Instructions for the task - Retype word for word the first line of the listing and each line after it up to the line with "6.13], [13.73, 8.06]];", with the pictures taken out.

Data section -
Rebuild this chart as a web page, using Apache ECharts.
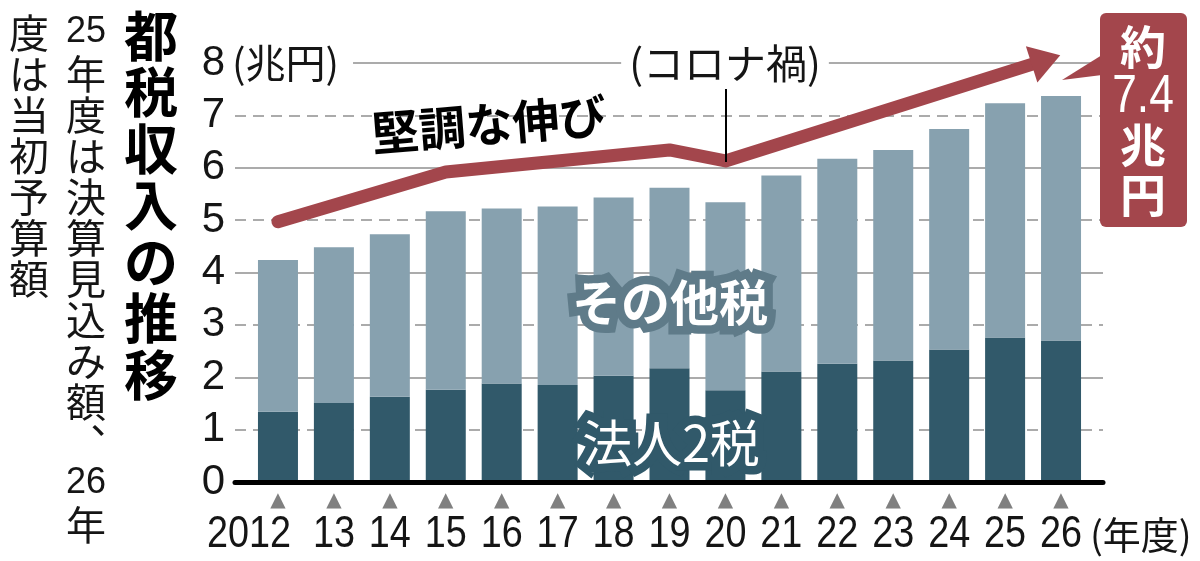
<!DOCTYPE html>
<html>
<head>
<meta charset="utf-8">
<script src="https://cdn.jsdelivr.net/npm/echarts@6/dist/echarts.min.js"></script>
<style>
html, body { margin: 0; padding: 0; background: #fff; }
#chart { width: 1200px; height: 561px; }
</style>
</head>
<body>
<div id="chart"></div>
<script>
// 年度
const years = ['2012', '13', '14', '15', '16', '17', '18', '19', '20', '21', '22', '23', '24', '25', '26'];
// 法人2税（兆円）
const corpTax = [1.34, 1.51, 1.63, 1.76, 1.88, 1.85, 2.03, 2.17, 1.75, 2.11, 2.26, 2.32, 2.53, 2.76, 2.70];
// その他税（兆円）
const otherTax = [2.90, 2.97, 3.10, 3.41, 3.34, 3.41, 3.40, 3.45, 3.59, 3.74, 3.91, 4.02, 4.21, 4.47, 4.67];
// 堅調な伸び の矢印 [年度の位置, 兆円]
const trendPoints = [[0, 4.97], [3, 5.92], [7, 6.34], [8, 6.13], [13.73, 8.06]];

const sans = "'Liberation Sans', Arial, sans-serif";
const jp = "'Noto Sans CJK JP', sans-serif";
const red = '#a3464c';
const dark = '#31596a';
const light = '#87a1af';
const ink = '#151515';

let chart = echarts.init(document.getElementById('chart'), null, { renderer: 'canvas' });

let trendData = trendPoints.map(function (p, i) {
    if (i === trendPoints.length - 1) {
        return {
            value: p,
            symbol: 'triangle',
            symbolSize: [38, 30],
            symbolRotate: -72.4
        };
    }
    return { value: p };
});

// 白抜き文字（縁取り付き）
function haloText(text, x, y, font, halo) {
    return [
        {
            type: 'text', x: x, y: y, z: 10,
            style: {
                text: text, font: font, fill: halo, stroke: halo, lineWidth: 17, lineJoin: 'round',
                align: 'center', verticalAlign: 'middle'
            }
        },
        {
            type: 'text', x: x, y: y, z: 11,
            style: { text: text, font: font, fill: '#fff', align: 'center', verticalAlign: 'middle' }
        }
    ];
}

let graphics = [
    // タイトル（縦書き）
    {
        type: 'text', left: 124, top: 8,
        style: {
            text: '都\n税\n収\n入\nの\n推\n移',
            font: 'bold 54px ' + jp, fill: '#000', lineHeight: 56.5
        }
    },
    {
        type: 'text', left: 66, top: 12,
        style: {
            text: '{d|25}\n年\n度\nは\n決\n算\n見\n込\nみ\n額\n︑\n{d|26}\n年',
            font: '40px ' + jp, fill: ink, lineHeight: 41, align: 'center', width: 40,
            rich: { d: { fontFamily: sans, fontSize: 36, lineHeight: 41 } }
        }
    },
    {
        type: 'text', left: 9, top: 12,
        style: { text: '度\nは\n当\n初\n予\n算\n額', font: '40px ' + jp, fill: ink, lineHeight: 41 }
    },
    // 単位
    {
        type: 'text', x: 230, y: 63, z: 5,
        style: {
            text: '(兆円)', font: '40px ' + jp, fill: ink, align: 'left', verticalAlign: 'middle',
            backgroundColor: '#fff', padding: [0, 14, 0, 2]
        }
    },
    // コロナ禍
    {
        type: 'text', x: 725, y: 63, z: 5,
        style: {
            text: '(コロナ禍)', font: '41px ' + jp, fill: ink, align: 'center', verticalAlign: 'middle',
            backgroundColor: '#fff', padding: [0, 8, 0, 8]
        }
    },
    {
        type: 'line', z: 10,
        shape: { x1: 726, y1: 89, x2: 726, y2: 162 },
        style: { stroke: '#000', lineWidth: 2 }
    },
    // 堅調な伸び
    {
        type: 'text', x: 489, y: 124, rotation: 0.08, z: 10,
        style: { text: '堅調な伸び', font: 'bold 47px ' + jp, fill: '#000', align: 'center', verticalAlign: 'middle' }
    }
].concat(
    haloText('その他税', 670, 302, 'bold 49px ' + jp, '#5f7b89'),
    haloText('法人2税', 671, 443, '50px ' + jp, dark),
    [
        // 年度
        {
            type: 'text', x: 1090, y: 535,
            style: { text: '(年度)', font: '38px ' + jp, fill: ink, align: 'left', verticalAlign: 'middle' }
        },
        // 約7.4兆円
        {
            type: 'polygon', z: 10,
            shape: { points: [[1102, 55], [1062, 80], [1102, 75]] },
            style: { fill: red }
        },
        {
            type: 'rect', z: 10,
            shape: { x: 1100, y: 13, width: 87, height: 214, r: 6 },
            style: { fill: red }
        },
        {
            type: 'text', x: 1143, y: 47, z: 11,
            style: { text: '約', font: 'bold 46px ' + jp, fill: '#fff', align: 'center', verticalAlign: 'middle' }
        },
        {
            type: 'text', x: 1143, y: 97, z: 11, scaleX: 0.82,
            style: { text: '7.4', font: '54px ' + sans, fill: '#fff', align: 'center', verticalAlign: 'middle' }
        },
        {
            type: 'text', x: 1143, y: 145, z: 11,
            style: { text: '兆', font: 'bold 46px ' + jp, fill: '#fff', align: 'center', verticalAlign: 'middle' }
        },
        {
            type: 'text', x: 1143, y: 195, z: 11,
            style: { text: '円', font: 'bold 46px ' + jp, fill: '#fff', align: 'center', verticalAlign: 'middle' }
        }
    ]
);

let option = {
    animation: false,
    backgroundColor: '#fff',
    grid: [
        { left: 235, right: 97, top: 63, bottom: 79 },   // 目盛線と軸線
        { left: 250, right: 111, top: 63, bottom: 79 }   // 棒
    ],
    xAxis: [
        {
            gridIndex: 0, type: 'value', min: 0, max: 1,
            axisLine: { show: true, lineStyle: { color: '#000', width: 5 } },
            axisTick: { show: false }, axisLabel: { show: false }, splitLine: { show: false },
            z: 5
        },
        {
            gridIndex: 1, type: 'category', data: years,
            axisLine: { show: false }, axisTick: { show: false },
            axisLabel: {
                margin: 9, interval: 0,
                formatter: '▲',
                fontSize: 20, color: '#808080', fontFamily: 'DejaVu Sans'
            }
        },
        { gridIndex: 1, type: 'value', min: -0.5, max: 14.5, show: false }
    ],
    yAxis: [
        {
            gridIndex: 0, type: 'value', min: 0, max: 8, interval: 1,
            axisLine: { show: false }, axisTick: { show: false },
            axisLabel: { fontSize: 42, color: ink, margin: 10, fontFamily: sans },
            splitLine: { lineStyle: { color: '#ababab', width: 2, type: [11, 7] } }
        },
        {
            gridIndex: 0, type: 'value', min: 0, max: 8, interval: 2,
            axisLine: { show: false }, axisTick: { show: false }, axisLabel: { show: false },
            splitLine: { lineStyle: { color: '#ababab', width: 2 } }
        },
        { gridIndex: 1, type: 'value', min: 0, max: 8, show: false }
    ],
    series: [
        {
            name: '法人2税', type: 'bar', stack: 'tax',
            xAxisIndex: 1, yAxisIndex: 2,
            barWidth: 40, itemStyle: { color: dark },
            data: corpTax, silent: true
        },
        {
            name: 'その他税', type: 'bar', stack: 'tax',
            xAxisIndex: 1, yAxisIndex: 2,
            barWidth: 40, itemStyle: { color: light },
            data: otherTax, silent: true
        },
        {
            name: '堅調な伸び', type: 'line',
            xAxisIndex: 2, yAxisIndex: 2,
            clip: false, silent: true, z: 6,
            symbol: 'circle', symbolSize: 0, showSymbol: true,
            itemStyle: { color: red },
            lineStyle: { color: red, width: 13, cap: 'round', join: 'round' },
            data: trendData
        }
    ],
    graphic: graphics
};

chart.setOption(option);

// 年度ラベル：カテゴリ軸の位置に、幅を詰めた数字で置く
let yearLabels = years.map(function (y, i) {
    let px = chart.convertToPixel({ xAxisIndex: 1 }, y);
    return {
        type: 'text', x: i === 0 ? px - 29 : px, y: 535, scaleX: 0.84,
        style: { text: y, font: '45px ' + sans, fill: ink, align: 'center', verticalAlign: 'middle' }
    };
});
chart.setOption({ graphic: graphics.concat(yearLabels) });
</script>
</body>
</html>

Complete response -
Rebuild this chart as a web page, using Apache ECharts.
<!DOCTYPE html>
<html>
<head>
<meta charset="utf-8">
<script src="https://cdn.jsdelivr.net/npm/echarts@6/dist/echarts.min.js"></script>
<style>
html, body { margin: 0; padding: 0; background: #fff; }
#chart { width: 1200px; height: 561px; }
</style>
</head>
<body>
<div id="chart"></div>
<script>
// 年度
const years = ['2012', '13', '14', '15', '16', '17', '18', '19', '20', '21', '22', '23', '24', '25', '26'];
// 法人2税（兆円）
const corpTax = [1.34, 1.51, 1.63, 1.76, 1.88, 1.85, 2.03, 2.17, 1.75, 2.11, 2.26, 2.32, 2.53, 2.76, 2.70];
// その他税（兆円）
const otherTax = [2.90, 2.97, 3.10, 3.41, 3.34, 3.41, 3.40, 3.45, 3.59, 3.74, 3.91, 4.02, 4.21, 4.47, 4.67];
// 堅調な伸び の矢印 [年度の位置, 兆円]
const trendPoints = [[0, 4.97], [3, 5.92], [7, 6.34], [8, 6.13], [13.73, 8.06]];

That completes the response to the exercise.